January 13, 2017 at 3:48 pm

Igor Stravinsky is one of the most famous and influential composers of the 20th century. And yet, while nearly every concertgoer will have heard his Rite of Spring, Firebird, or Petrushka, relatively few know his later works. These three big works were written by the time he was 30, and remain his most performed pieces. But the man lived another 60 years, and kept composing the whole time. He managed to write a few more masterpieces, but none of them ever compared to his early triumphs.

So, what do you do when you give up? Er, rather, what do you do once you’ve passed your moment of glory, your 15 minutes of fame?

Easy. You run off and join the circus. Or better yet, compose some music for a circus.

Yes, folks, 30 years after the great Igor Stravinsky composed some of the finest ballets ever written, he wrote another ballet – this time, to be performed by elephants.

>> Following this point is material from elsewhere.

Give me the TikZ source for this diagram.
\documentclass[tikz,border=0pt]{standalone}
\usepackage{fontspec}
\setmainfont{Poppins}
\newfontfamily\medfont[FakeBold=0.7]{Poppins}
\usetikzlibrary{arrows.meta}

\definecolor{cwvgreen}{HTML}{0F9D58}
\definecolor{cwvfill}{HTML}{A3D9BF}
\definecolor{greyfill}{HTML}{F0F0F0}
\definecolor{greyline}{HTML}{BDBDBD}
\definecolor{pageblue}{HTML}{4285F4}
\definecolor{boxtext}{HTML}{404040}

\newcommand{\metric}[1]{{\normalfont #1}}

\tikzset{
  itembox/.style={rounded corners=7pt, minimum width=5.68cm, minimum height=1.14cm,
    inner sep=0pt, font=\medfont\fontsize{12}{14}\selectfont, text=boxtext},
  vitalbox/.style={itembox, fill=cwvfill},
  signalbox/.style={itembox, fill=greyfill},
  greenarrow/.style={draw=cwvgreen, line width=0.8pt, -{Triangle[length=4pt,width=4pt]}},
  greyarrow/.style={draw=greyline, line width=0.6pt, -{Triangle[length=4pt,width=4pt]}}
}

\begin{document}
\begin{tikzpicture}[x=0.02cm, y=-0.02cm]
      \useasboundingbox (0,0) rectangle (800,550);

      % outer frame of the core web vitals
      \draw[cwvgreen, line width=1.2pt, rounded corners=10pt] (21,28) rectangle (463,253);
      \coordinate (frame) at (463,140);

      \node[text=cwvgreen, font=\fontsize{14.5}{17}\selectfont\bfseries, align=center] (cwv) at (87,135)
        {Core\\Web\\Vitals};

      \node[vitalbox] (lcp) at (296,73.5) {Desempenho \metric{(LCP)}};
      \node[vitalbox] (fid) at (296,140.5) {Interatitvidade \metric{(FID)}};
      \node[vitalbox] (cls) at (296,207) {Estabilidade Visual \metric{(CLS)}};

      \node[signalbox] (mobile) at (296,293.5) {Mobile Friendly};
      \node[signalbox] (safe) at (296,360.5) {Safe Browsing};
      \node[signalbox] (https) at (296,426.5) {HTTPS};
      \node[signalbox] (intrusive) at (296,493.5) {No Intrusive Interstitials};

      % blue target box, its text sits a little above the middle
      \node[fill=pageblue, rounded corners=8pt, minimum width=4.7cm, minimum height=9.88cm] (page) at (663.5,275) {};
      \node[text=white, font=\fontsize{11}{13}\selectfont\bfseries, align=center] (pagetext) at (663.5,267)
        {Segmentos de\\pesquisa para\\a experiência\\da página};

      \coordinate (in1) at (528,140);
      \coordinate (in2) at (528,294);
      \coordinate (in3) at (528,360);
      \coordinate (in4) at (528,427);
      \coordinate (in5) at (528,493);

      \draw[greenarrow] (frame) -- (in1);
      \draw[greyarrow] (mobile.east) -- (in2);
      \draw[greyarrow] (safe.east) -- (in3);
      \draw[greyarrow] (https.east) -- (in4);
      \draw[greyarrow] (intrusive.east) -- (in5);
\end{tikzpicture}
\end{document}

Fifty elephants, to be exact (and no, this isn’t a sick joke about overweight dancers – I’m talking about the big gray pachyderms here.) I guess after the movie Fantasia featured a troupe of (cartoon) hippopotamus ballerinas, Ringling Brothers thought they’d take the whole idea one step further and do it in real life. And Stravinsky, who was essentially forced to include his music in Fantasia, was ripe for the task, I suppose.

an attentive ear will hear Schubert’s Marche Militaire quoted in this piece …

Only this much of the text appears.